In Topic: "[The] Wii U Has A Horrible, Slow CPU" Comment Was Based On "Very...

13 December 2012 - 02:38 PM

The wii u cpu rapes xenon, eats it, and craps it out brutally in every single category except one.

Xenon was a horrible horrible cpu.

One wii u core can execute as many instructions in a cycle as the ENTIRE 360 cpu.

360 can execute 1 instruction per thread, it has 2 threads a core, and 3 cores, thats six instructions a clock.

wii u gets six instructions a core (including 2 integers) and three cores for 18 instructions a
clock.

Thats not even getting into how short the wii u instriction pipelines are, and how stupid long xenons are, how awesome wii u's branch prediction is and how crap xenons is, How every single missed branch is a 500 cycle penalty, while wii u has a zero penalty 1st miss and a six cycle miss afterwards.

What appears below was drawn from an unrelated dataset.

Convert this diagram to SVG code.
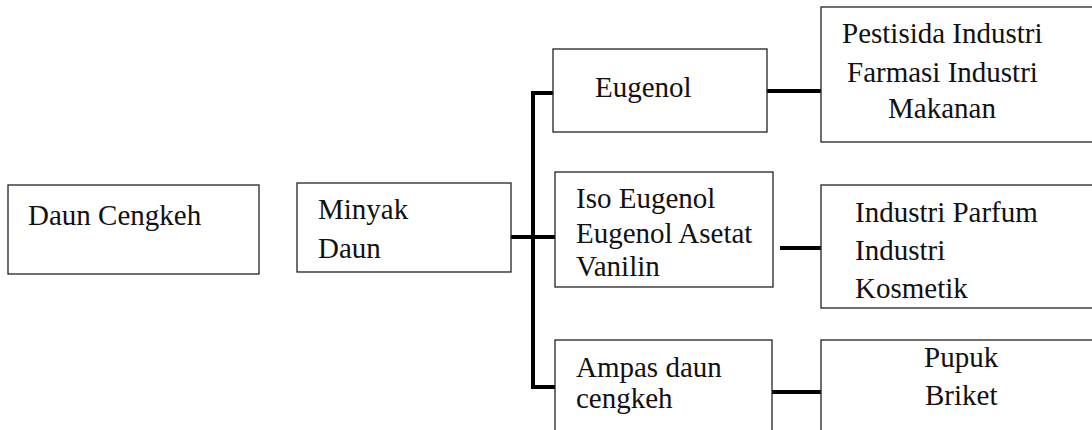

Can we stop with the fiction. The Wii U does not do 18 IPC, it does a bit more than 2. The Xenon does about 2 making it in theory about twice as fast as the Wii. However the Wii U CPU will get much closer to it's maximum potential due to been OoOE- common figure is about 1/3 faster- making the Wii U CPU about 2/3 as fast as the Xbox CPU.

In Topic: More Wii U hardware talk the breakdown (article)

04 December 2012 - 03:14 PM

Nothing interesting in there, and lots of wrong info. CPU/GPU are not on the same die, he is confusing SRAM with DRAM, he keeps stating random things increase the clockspeed of the CPU when what they really do is make the CPU more efficient, or take some of the burden away(GPGPU).